* Start *

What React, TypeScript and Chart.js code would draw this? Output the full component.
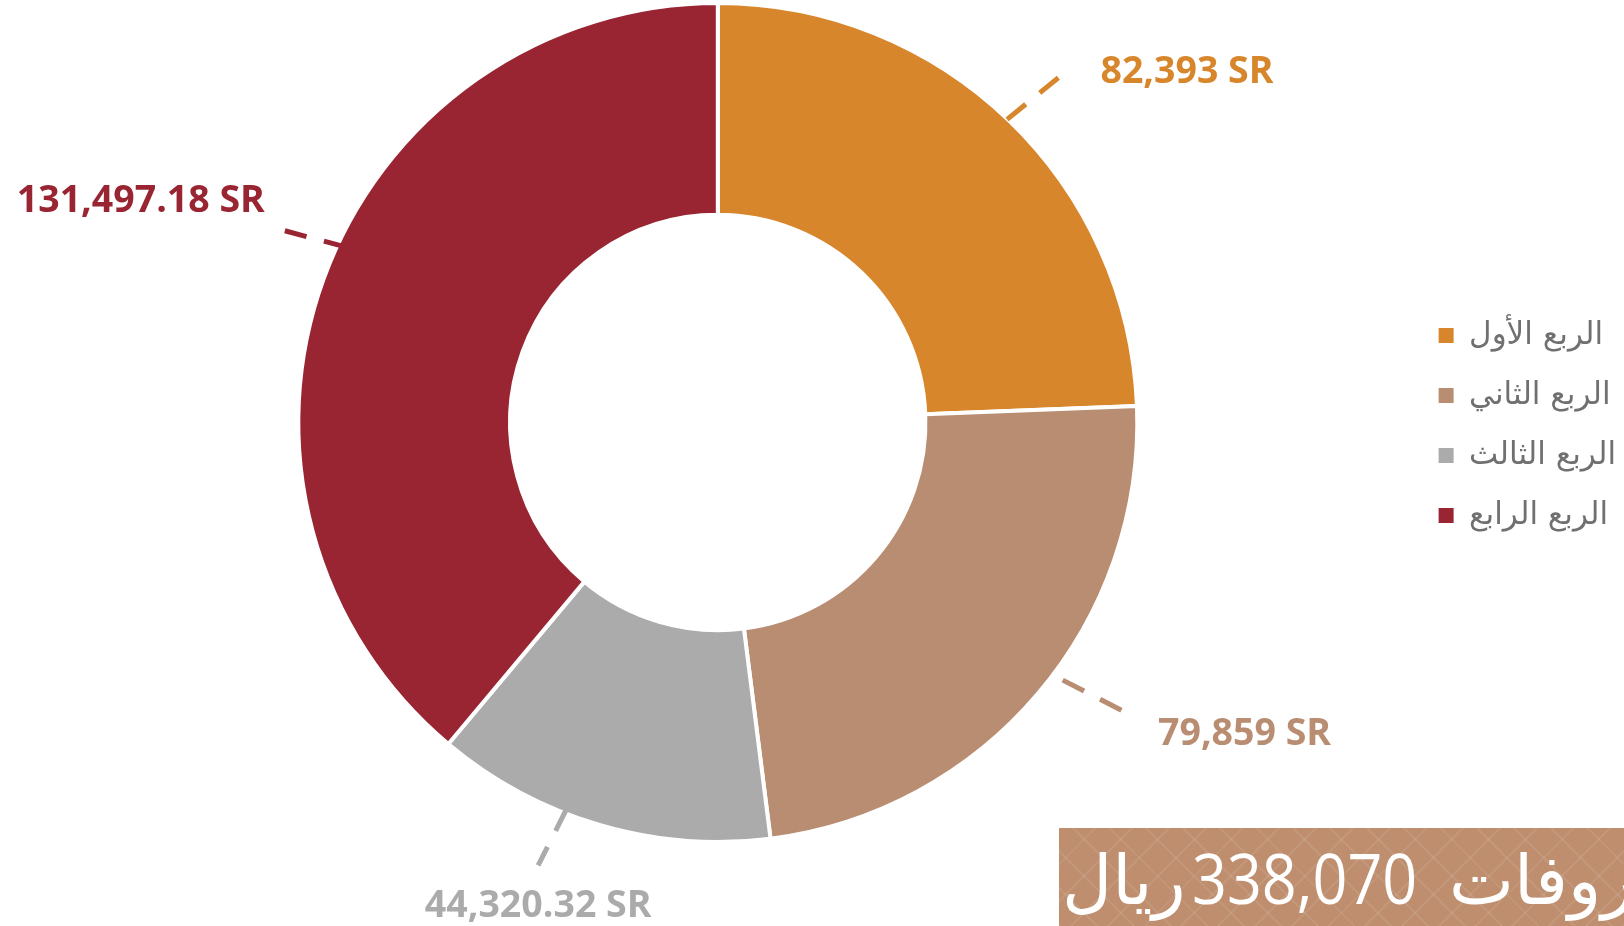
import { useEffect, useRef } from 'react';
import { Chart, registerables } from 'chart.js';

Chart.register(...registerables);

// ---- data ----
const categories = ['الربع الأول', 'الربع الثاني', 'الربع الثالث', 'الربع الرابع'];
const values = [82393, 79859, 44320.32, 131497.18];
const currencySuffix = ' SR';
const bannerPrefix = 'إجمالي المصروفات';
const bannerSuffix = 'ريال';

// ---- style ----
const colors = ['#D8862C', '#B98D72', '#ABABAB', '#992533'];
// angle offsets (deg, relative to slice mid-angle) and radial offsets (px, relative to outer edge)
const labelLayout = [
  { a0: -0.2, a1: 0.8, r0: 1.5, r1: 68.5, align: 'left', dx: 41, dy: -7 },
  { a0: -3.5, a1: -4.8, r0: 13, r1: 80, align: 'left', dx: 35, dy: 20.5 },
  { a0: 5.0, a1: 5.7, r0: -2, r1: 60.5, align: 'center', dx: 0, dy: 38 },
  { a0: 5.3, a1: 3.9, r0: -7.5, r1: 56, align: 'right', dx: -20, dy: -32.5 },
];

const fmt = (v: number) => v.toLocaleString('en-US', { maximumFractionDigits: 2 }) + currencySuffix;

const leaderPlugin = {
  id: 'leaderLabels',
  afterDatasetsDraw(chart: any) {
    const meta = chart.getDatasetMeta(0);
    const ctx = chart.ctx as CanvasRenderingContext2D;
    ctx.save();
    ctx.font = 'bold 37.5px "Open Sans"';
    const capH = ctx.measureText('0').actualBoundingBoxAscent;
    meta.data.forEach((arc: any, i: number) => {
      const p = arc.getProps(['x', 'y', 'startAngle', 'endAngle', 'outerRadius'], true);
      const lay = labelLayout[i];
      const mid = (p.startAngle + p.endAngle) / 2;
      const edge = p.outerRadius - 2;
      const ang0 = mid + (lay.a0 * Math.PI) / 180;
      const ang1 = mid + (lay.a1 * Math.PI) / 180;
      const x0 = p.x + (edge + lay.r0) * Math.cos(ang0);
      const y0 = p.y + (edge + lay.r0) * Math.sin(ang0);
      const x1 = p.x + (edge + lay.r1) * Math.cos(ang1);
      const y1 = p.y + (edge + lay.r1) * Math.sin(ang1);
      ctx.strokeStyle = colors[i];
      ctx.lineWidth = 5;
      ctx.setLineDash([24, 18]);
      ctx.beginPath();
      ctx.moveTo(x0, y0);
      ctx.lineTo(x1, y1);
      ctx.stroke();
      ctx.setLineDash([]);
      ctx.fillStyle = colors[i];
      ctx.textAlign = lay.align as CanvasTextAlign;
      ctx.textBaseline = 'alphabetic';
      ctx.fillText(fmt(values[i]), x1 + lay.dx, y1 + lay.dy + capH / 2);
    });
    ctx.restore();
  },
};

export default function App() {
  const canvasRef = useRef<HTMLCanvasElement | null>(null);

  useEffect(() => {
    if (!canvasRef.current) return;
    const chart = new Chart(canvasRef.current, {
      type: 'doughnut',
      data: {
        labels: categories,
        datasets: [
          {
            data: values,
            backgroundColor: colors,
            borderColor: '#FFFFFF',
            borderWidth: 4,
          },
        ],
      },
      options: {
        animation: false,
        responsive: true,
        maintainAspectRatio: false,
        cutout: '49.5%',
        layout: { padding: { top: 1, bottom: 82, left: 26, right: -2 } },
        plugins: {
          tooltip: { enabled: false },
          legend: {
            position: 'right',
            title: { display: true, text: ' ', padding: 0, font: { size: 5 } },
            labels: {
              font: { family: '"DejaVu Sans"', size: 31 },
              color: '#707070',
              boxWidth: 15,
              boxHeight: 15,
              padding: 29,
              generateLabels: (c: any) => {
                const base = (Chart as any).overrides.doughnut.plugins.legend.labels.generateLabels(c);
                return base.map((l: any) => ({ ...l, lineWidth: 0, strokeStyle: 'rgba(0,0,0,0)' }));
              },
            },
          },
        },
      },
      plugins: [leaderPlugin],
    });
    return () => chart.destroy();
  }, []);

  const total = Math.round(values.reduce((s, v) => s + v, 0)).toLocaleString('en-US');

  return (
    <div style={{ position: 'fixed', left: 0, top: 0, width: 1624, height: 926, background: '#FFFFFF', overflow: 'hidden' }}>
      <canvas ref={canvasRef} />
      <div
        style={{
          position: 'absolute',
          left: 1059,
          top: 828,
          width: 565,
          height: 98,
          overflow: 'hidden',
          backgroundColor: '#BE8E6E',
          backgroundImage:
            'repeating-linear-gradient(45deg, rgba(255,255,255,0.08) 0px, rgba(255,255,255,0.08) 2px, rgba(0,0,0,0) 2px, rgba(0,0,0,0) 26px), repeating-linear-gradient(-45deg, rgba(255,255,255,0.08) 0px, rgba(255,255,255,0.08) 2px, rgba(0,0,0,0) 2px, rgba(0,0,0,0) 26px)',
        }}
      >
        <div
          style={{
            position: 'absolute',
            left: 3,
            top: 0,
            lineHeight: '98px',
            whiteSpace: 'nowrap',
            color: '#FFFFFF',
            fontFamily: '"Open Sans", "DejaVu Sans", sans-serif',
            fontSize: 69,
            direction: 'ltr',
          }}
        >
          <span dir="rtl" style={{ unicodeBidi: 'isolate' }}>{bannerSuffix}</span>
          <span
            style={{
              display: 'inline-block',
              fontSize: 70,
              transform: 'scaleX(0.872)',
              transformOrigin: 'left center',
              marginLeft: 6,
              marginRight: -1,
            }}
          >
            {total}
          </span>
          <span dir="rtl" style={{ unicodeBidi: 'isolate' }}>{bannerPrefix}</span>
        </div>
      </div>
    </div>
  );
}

* End *

REQUIREMENT – Reproduce the material above exactly, first line through the line that contains "Chart.register(...registerables);", minus the pictures.

COMPLETE ANSWER –
What React, TypeScript and Chart.js code would draw this? Output the full component.
import { useEffect, useRef } from 'react';
import { Chart, registerables } from 'chart.js';

Chart.register(...registerables);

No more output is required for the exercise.